U.S. and Chinese officials hold talks in Madrid on Sunday on their strained trade ties, a looming divestiture deadline for Chinese short video app TikTok, and Washington’s demands that its allies place tariffs on China over its purchases of Russian oil.

U.S. Treasury Secretary Scott Bessent and U.S. Trade Representative Jamieson Greer arrived shortly before Chinese Vice Premier He Lifeng and China’s top trade negotiator, Li Chenggang, at the baroque Palacio de Santa Cruz, which houses Spain’s foreign ministry in the Spanish capital.

Spanish Foreign Minister José Manuel Albares publicly greeted the two delegations before the start of talks.

The talks mark the fourth time in four months that the delegations have met in European cities to try to keep a fractured U.S.-China trade relationship from collapsing.

The delegations last met in Stockholm in July, where they agreed in principle to extend for 90 days a trade truce that sharply reduced triple-digit retaliatory tariffs on both sides and restarted the flow of rare-earth minerals from China to the United States.

Trump has approved the extension of current U.S. tariff rates on Chinese goods, totaling about 55 percent, until November 10.

Trade experts said there was little likelihood of a substantial breakthrough in the talks hosted by Spain, which has sought to improve ties with Beijing in recent years.

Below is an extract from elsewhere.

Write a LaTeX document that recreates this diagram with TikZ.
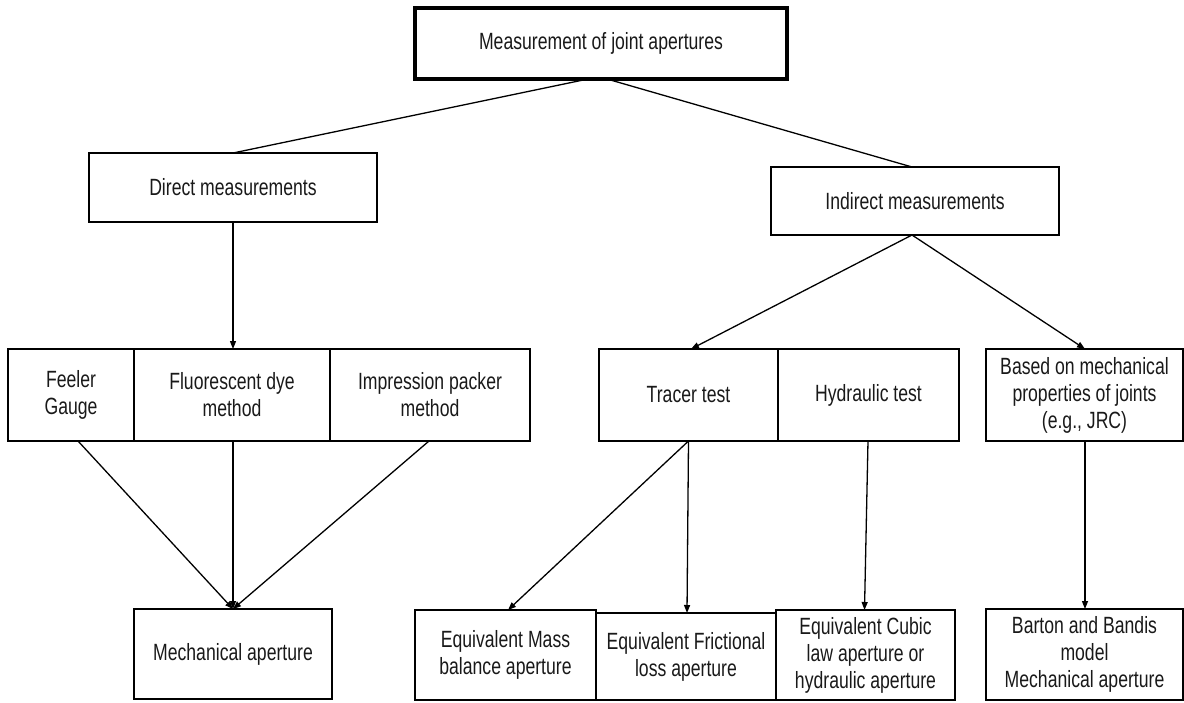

The most likely result of the Madrid talks is seen as another extension of a deadline for the popular TikTok app’s Chinese owner, ByteDance, to divest its U.S. operations by September 17 or face a U.S. shutdown.

Russian Oil Pressure

The Treasury has stated that the Madrid talks will also cover joint U.S.-Chinese efforts to combat money laundering, a reference to its longstanding demands that China clamp down on illicit shipments of technology goods to Russia that aid its war in Ukraine.

Bessent urged Group of Seven allies on Friday to impose “meaningful tariffs” on imports from China and India to pressure them to stop buying Russian oil, a move aimed at bringing Moscow into Ukraine peace negotiations by curbing its oil revenues.

The G7 finance ministers said on Friday they discussed such measures and agreed to speed up discussions to use frozen Russian assets to aid Ukraine’s defense.

Bessent and Greer said in a separate statement that G7 allies should join the United States in imposing tariffs on buyers of Russian oil.

“Only with a unified effort that cuts off the revenues funding Putin’s war machine at the source will we be able to apply sufficient economic pressure to end the senseless killing,” Bessent and Greer said, referring to Russian President Vladimir Putin.

The U.S. has imposed an extra 25 percent tariff on Indian goods over the country’s purchases of Russian oil, but has so far refrained from imposing such punitive duties on Chinese goods.

China’s Ministry of Commerce has said the Madrid talks will cover economic and trade issues such as U.S. tariffs, the “abuse” of export controls, and TikTok.